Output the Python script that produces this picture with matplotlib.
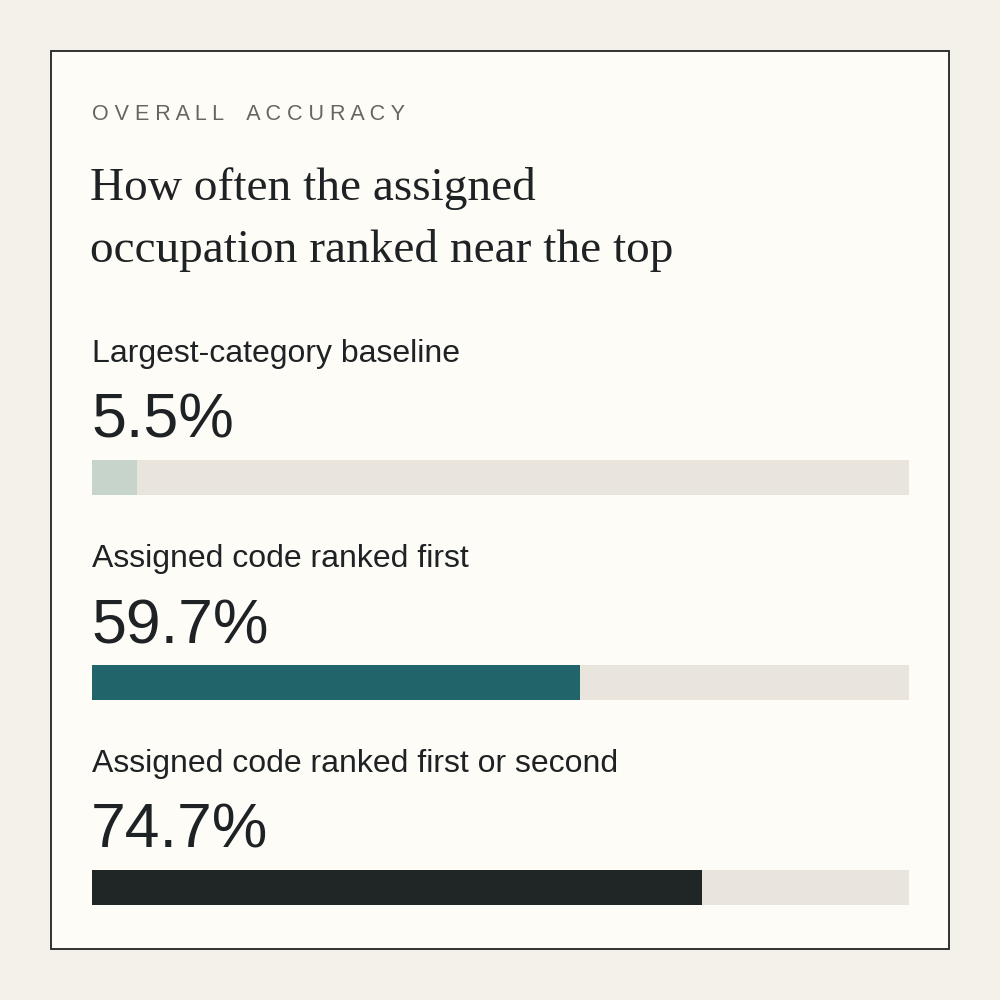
import matplotlib
matplotlib.use("Agg")
import matplotlib.pyplot as plt
from matplotlib.patches import Rectangle

labels = ["Largest-category baseline", "Assigned code ranked first", "Assigned code ranked first or second"]
values = [5.5, 59.7, 74.7]
colors = ["#c6d4cb", "#21646a", "#202526"]
eyebrow = "O V E R A L L    A C C U R A C Y"
title_lines = ["How often the assigned", "occupation ranked near the top"]

W = H = 1000
fig = plt.figure(figsize=(10, 10), dpi=100, facecolor="#f4f1ea")
bg = fig.add_axes([0, 0, 1, 1])
bg.set_xlim(0, W); bg.set_ylim(H, 0); bg.axis("off")
bg.add_patch(Rectangle((51, 51), 898, 898, facecolor="#fdfcf6", edgecolor="#222222", lw=1.3))

bg.text(92, 120, eyebrow, fontsize=15.5, color="#666660", va="baseline", ha="left",
        family="Liberation Sans")
for k, line in enumerate(title_lines):
    bg.text(90, 200 + 62 * k, line, fontsize=34, color="#1f2224", va="baseline", ha="left",
            family="Liberation Serif")

for i, (lab, v, c) in enumerate(zip(labels, values, colors)):
    y0 = 205 * i
    bg.text(92, 362 + y0, lab, fontsize=23, color="#1f2224", va="baseline", ha="left", family="Liberation Sans")
    bg.text(91, 438 + y0, f"{v}%", fontsize=45, color="#1f2224", va="baseline", ha="left", family="Liberation Sans")
    top = 460 + y0
    ax = fig.add_axes([92 / W, 1 - (top + 35) / H, (909 - 92) / W, 35 / H])
    ax.set_xlim(0, 100); ax.set_ylim(0, 1); ax.axis("off")
    ax.barh(0.5, 100, height=1, color="#e9e5dc")
    ax.barh(0.5, v, height=1, color=c)

fig.savefig("out.png", dpi=100, facecolor=fig.get_facecolor())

┄┄┄┄┄┄┄┄┄┄

== Exercise goal ==
Which lines of the data above contain "matplotlib"? Copy each one.

== Expected output ==
Output the Python script that produces this picture with matplotlib.
import matplotlib
matplotlib.use("Agg")
import matplotlib.pyplot as plt
from matplotlib.patches import Rectangle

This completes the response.